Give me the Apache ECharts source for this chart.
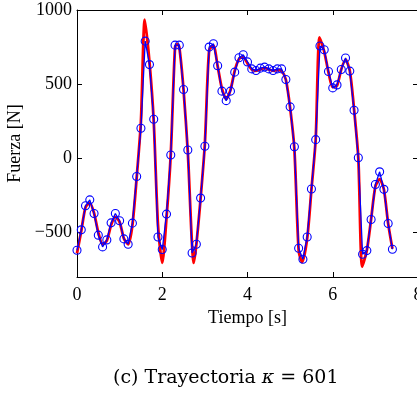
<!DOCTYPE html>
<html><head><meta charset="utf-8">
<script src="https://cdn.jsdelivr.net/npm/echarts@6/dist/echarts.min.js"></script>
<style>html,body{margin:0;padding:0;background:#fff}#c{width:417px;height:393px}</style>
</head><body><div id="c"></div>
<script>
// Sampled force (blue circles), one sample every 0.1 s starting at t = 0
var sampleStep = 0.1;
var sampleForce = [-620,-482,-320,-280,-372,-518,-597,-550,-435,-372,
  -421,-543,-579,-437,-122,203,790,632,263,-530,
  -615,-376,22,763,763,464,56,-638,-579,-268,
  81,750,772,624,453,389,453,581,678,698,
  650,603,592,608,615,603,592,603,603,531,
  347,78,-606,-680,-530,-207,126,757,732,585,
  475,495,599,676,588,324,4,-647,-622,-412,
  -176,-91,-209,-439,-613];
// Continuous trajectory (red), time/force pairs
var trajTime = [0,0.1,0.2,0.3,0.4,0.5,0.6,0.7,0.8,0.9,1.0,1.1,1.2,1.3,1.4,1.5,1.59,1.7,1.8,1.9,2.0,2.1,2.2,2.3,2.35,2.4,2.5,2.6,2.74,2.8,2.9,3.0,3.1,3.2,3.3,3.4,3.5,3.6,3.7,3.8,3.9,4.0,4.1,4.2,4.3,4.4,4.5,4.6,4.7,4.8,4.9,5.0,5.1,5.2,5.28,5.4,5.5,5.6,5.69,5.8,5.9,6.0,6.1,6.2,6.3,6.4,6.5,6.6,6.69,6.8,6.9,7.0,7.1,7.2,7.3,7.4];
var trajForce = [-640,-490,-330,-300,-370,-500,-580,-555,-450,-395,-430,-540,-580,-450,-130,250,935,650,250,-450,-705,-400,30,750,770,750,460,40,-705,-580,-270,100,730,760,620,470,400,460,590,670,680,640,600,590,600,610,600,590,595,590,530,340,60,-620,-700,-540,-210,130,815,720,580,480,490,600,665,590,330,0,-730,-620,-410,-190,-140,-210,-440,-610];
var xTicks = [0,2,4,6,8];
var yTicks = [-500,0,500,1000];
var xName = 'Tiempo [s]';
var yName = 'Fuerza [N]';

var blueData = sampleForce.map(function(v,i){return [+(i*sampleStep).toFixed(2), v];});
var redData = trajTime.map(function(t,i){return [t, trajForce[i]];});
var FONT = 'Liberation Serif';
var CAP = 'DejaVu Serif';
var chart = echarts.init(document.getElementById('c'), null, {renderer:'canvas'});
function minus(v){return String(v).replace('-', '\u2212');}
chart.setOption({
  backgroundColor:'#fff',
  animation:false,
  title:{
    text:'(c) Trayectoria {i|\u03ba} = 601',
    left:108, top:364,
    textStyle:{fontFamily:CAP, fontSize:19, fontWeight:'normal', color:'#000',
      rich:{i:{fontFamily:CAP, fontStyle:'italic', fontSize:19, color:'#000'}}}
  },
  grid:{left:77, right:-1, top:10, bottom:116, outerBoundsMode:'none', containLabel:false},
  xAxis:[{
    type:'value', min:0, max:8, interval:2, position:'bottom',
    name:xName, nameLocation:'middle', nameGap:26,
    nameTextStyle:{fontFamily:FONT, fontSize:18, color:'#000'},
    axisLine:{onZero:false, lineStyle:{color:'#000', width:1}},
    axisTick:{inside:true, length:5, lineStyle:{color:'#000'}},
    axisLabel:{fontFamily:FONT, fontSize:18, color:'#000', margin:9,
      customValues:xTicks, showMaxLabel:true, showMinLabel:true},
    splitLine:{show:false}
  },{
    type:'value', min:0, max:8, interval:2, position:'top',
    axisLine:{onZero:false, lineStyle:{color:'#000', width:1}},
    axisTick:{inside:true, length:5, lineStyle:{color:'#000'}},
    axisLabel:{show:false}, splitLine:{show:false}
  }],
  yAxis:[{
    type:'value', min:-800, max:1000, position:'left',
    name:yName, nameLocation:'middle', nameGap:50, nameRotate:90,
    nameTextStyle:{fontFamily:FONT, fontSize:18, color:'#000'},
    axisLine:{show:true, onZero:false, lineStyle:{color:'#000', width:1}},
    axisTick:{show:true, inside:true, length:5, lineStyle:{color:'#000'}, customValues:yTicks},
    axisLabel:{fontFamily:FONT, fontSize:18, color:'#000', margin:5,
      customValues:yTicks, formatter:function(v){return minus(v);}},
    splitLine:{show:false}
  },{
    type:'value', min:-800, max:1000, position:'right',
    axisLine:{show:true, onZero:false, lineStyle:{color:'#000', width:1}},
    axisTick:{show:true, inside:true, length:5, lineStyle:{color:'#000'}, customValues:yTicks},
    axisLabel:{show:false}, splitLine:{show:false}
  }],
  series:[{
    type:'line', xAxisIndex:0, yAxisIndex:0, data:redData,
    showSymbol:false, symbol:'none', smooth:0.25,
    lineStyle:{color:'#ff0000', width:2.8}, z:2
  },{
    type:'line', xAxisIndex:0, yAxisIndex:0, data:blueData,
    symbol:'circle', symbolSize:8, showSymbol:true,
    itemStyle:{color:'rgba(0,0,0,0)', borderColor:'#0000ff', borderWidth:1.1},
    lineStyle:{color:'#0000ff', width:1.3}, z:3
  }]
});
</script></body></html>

◆ ◆ ◆

Images should not appear in the copy; retype the listing above exactly.

Give me the Apache ECharts source for this chart.
<!DOCTYPE html>
<html><head><meta charset="utf-8">
<script src="https://cdn.jsdelivr.net/npm/echarts@6/dist/echarts.min.js"></script>
<style>html,body{margin:0;padding:0;background:#fff}#c{width:417px;height:393px}</style>
</head><body><div id="c"></div>
<script>
// Sampled force (blue circles), one sample every 0.1 s starting at t = 0
var sampleStep = 0.1;
var sampleForce = [-620,-482,-320,-280,-372,-518,-597,-550,-435,-372,
  -421,-543,-579,-437,-122,203,790,632,263,-530,
  -615,-376,22,763,763,464,56,-638,-579,-268,
  81,750,772,624,453,389,453,581,678,698,
  650,603,592,608,615,603,592,603,603,531,
  347,78,-606,-680,-530,-207,126,757,732,585,
  475,495,599,676,588,324,4,-647,-622,-412,
  -176,-91,-209,-439,-613];
// Continuous trajectory (red), time/force pairs
var trajTime = [0,0.1,0.2,0.3,0.4,0.5,0.6,0.7,0.8,0.9,1.0,1.1,1.2,1.3,1.4,1.5,1.59,1.7,1.8,1.9,2.0,2.1,2.2,2.3,2.35,2.4,2.5,2.6,2.74,2.8,2.9,3.0,3.1,3.2,3.3,3.4,3.5,3.6,3.7,3.8,3.9,4.0,4.1,4.2,4.3,4.4,4.5,4.6,4.7,4.8,4.9,5.0,5.1,5.2,5.28,5.4,5.5,5.6,5.69,5.8,5.9,6.0,6.1,6.2,6.3,6.4,6.5,6.6,6.69,6.8,6.9,7.0,7.1,7.2,7.3,7.4];
var trajForce = [-640,-490,-330,-300,-370,-500,-580,-555,-450,-395,-430,-540,-580,-450,-130,250,935,650,250,-450,-705,-400,30,750,770,750,460,40,-705,-580,-270,100,730,760,620,470,400,460,590,670,680,640,600,590,600,610,600,590,595,590,530,340,60,-620,-700,-540,-210,130,815,720,580,480,490,600,665,590,330,0,-730,-620,-410,-190,-140,-210,-440,-610];
var xTicks = [0,2,4,6,8];
var yTicks = [-500,0,500,1000];
var xName = 'Tiempo [s]';
var yName = 'Fuerza [N]';

var blueData = sampleForce.map(function(v,i){return [+(i*sampleStep).toFixed(2), v];});
var redData = trajTime.map(function(t,i){return [t, trajForce[i]];});
var FONT = 'Liberation Serif';
var CAP = 'DejaVu Serif';
var chart = echarts.init(document.getElementById('c'), null, {renderer:'canvas'});
function minus(v){return String(v).replace('-', '\u2212');}
chart.setOption({
  backgroundColor:'#fff',
  animation:false,
  title:{
    text:'(c) Trayectoria {i|\u03ba} = 601',
    left:108, top:364,
    textStyle:{fontFamily:CAP, fontSize:19, fontWeight:'normal', color:'#000',
      rich:{i:{fontFamily:CAP, fontStyle:'italic', fontSize:19, color:'#000'}}}
  },
  grid:{left:77, right:-1, top:10, bottom:116, outerBoundsMode:'none', containLabel:false},
  xAxis:[{
    type:'value', min:0, max:8, interval:2, position:'bottom',
    name:xName, nameLocation:'middle', nameGap:26,
    nameTextStyle:{fontFamily:FONT, fontSize:18, color:'#000'},
    axisLine:{onZero:false, lineStyle:{color:'#000', width:1}},
    axisTick:{inside:true, length:5, lineStyle:{color:'#000'}},
    axisLabel:{fontFamily:FONT, fontSize:18, color:'#000', margin:9,
      customValues:xTicks, showMaxLabel:true, showMinLabel:true},
    splitLine:{show:false}
  },{
    type:'value', min:0, max:8, interval:2, position:'top',
    axisLine:{onZero:false, lineStyle:{color:'#000', width:1}},
    axisTick:{inside:true, length:5, lineStyle:{color:'#000'}},
    axisLabel:{show:false}, splitLine:{show:false}
  }],
  yAxis:[{
    type:'value', min:-800, max:1000, position:'left',
    name:yName, nameLocation:'middle', nameGap:50, nameRotate:90,
    nameTextStyle:{fontFamily:FONT, fontSize:18, color:'#000'},
    axisLine:{show:true, onZero:false, lineStyle:{color:'#000', width:1}},
    axisTick:{show:true, inside:true, length:5, lineStyle:{color:'#000'}, customValues:yTicks},
    axisLabel:{fontFamily:FONT, fontSize:18, color:'#000', margin:5,
      customValues:yTicks, formatter:function(v){return minus(v);}},
    splitLine:{show:false}
  },{
    type:'value', min:-800, max:1000, position:'right',
    axisLine:{show:true, onZero:false, lineStyle:{color:'#000', width:1}},
    axisTick:{show:true, inside:true, length:5, lineStyle:{color:'#000'}, customValues:yTicks},
    axisLabel:{show:false}, splitLine:{show:false}
  }],
  series:[{
    type:'line', xAxisIndex:0, yAxisIndex:0, data:redData,
    showSymbol:false, symbol:'none', smooth:0.25,
    lineStyle:{color:'#ff0000', width:2.8}, z:2
  },{
    type:'line', xAxisIndex:0, yAxisIndex:0, data:blueData,
    symbol:'circle', symbolSize:8, showSymbol:true,
    itemStyle:{color:'rgba(0,0,0,0)', borderColor:'#0000ff', borderWidth:1.1},
    lineStyle:{color:'#0000ff', width:1.3}, z:3
  }]
});
</script></body></html>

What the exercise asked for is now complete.